— start —

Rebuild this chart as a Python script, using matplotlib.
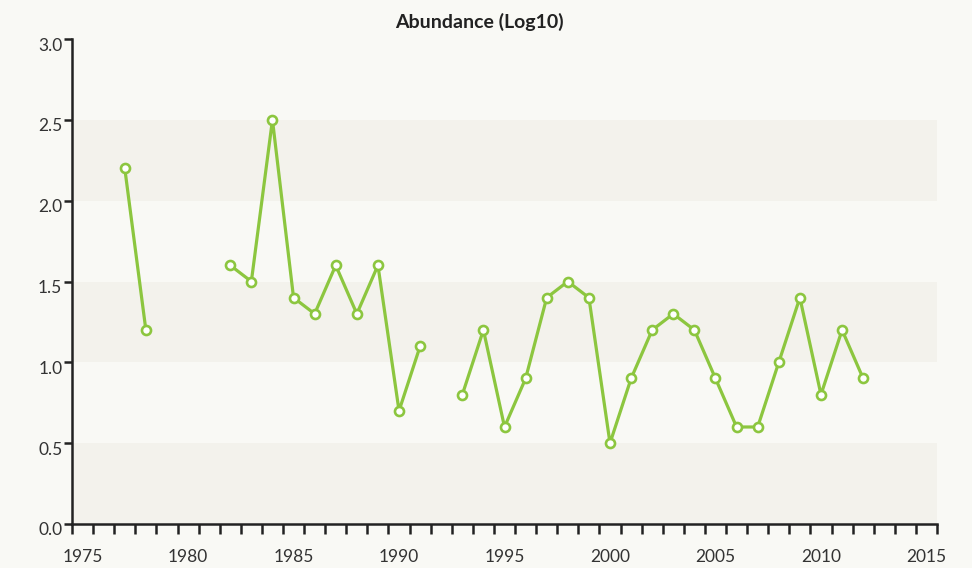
import numpy as np
import matplotlib
matplotlib.use("Agg")
import matplotlib.pyplot as plt
import matplotlib.transforms as mtransforms

# abundance series (log10), NaN = no survey
years = list(range(1977, 2013))
abundance = [2.2, 1.2, np.nan, np.nan, np.nan, 1.6, 1.5, 2.5, 1.4, 1.3,
             1.6, 1.3, 1.6, 0.7, 1.1, np.nan, 0.8, 1.2, 0.6, 0.9,
             1.4, 1.5, 1.4, 0.5, 0.9, 1.2, 1.3, 1.2, 0.9, 0.6,
             0.6, 1.0, 1.4, 0.8, 1.2, 0.9]

x_labels = [1975, 1980, 1985, 1990, 1995, 2000, 2005, 2010, 2015]
y_ticks = [0.0, 0.5, 1.0, 1.5, 2.0, 2.5, 3.0]
bands = [(0.0, 0.5), (1.0, 1.5), (2.0, 2.5)]

plt.rcParams['font.family'] = ['Lato', 'DejaVu Sans']

bg = "#f9f9f5"
axis_col = "#222222"
fig = plt.figure(figsize=(9.72, 5.68), dpi=100, facecolor=bg)
ax = fig.add_axes([0.0741, 0.0775, 0.8899, 0.8538])
ax.set_facecolor(bg)

# each year is a slot; year value sits in the middle of it
ax.set_xlim(1974.5, 2015.5)
ax.set_ylim(0, 3.0)

for lo, hi in bands:
    ax.axhspan(lo, hi, color="#f3f2ec", lw=0, zorder=0)

ax.plot(years, abundance, color="#8cc63f", lw=2.3, marker="o", ms=6.5,
        mfc="white", mec="#8cc63f", mew=1.9, zorder=3, clip_on=False)

# labels at the year, tick marks at slot edges
ax.set_xticks(x_labels)
ax.set_xticks(np.arange(1974.5, 2016, 1.0), minor=True)
ax.set_yticks(y_ticks)
ax.set_yticklabels([f"{v:.1f}" for v in y_ticks])

for s in ["top", "right"]:
    ax.spines[s].set_visible(False)
for s in ["left", "bottom"]:
    ax.spines[s].set_color(axis_col)
    ax.spines[s].set_linewidth(1.8)

ax.tick_params(axis="x", which="major", length=0, labelsize=12.5,
               labelcolor="#333333", pad=18)
ax.tick_params(axis="x", which="minor", direction="out", length=7.5,
               width=1.8, color=axis_col)
ax.tick_params(axis="y", direction="out", length=6, width=1.8, color=axis_col,
               labelsize=12.5, labelcolor="#333333", pad=1)

# y labels sit a little below their ticks
shift = mtransforms.ScaledTranslation(0, -5 / 100, fig.dpi_scale_trans)
for lab in ax.get_yticklabels():
    lab.set_transform(lab.get_transform() + shift)

fig.text(479.5 / 972, 1 - 22 / 568, "Abundance (Log10)", fontsize=14,
         fontweight="bold", color=axis_col, ha="center", va="center")

fig.savefig("out.png", dpi=100, facecolor=bg)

— end —

**WHAT IS ASKED**
Leave out the pictures and repeat exactly the lines from the start of the material through the line that contains "plt.rcParams['font.family'] = ['Lato', 'DejaVu", both included.

**EXERCISE ANSWER**
Rebuild this chart as a Python script, using matplotlib.
import numpy as np
import matplotlib
matplotlib.use("Agg")
import matplotlib.pyplot as plt
import matplotlib.transforms as mtransforms

# abundance series (log10), NaN = no survey
years = list(range(1977, 2013))
abundance = [2.2, 1.2, np.nan, np.nan, np.nan, 1.6, 1.5, 2.5, 1.4, 1.3,
             1.6, 1.3, 1.6, 0.7, 1.1, np.nan, 0.8, 1.2, 0.6, 0.9,
             1.4, 1.5, 1.4, 0.5, 0.9, 1.2, 1.3, 1.2, 0.9, 0.6,
             0.6, 1.0, 1.4, 0.8, 1.2, 0.9]

x_labels = [1975, 1980, 1985, 1990, 1995, 2000, 2005, 2010, 2015]
y_ticks = [0.0, 0.5, 1.0, 1.5, 2.0, 2.5, 3.0]
bands = [(0.0, 0.5), (1.0, 1.5), (2.0, 2.5)]

plt.rcParams['font.family'] = ['Lato', 'DejaVu Sans']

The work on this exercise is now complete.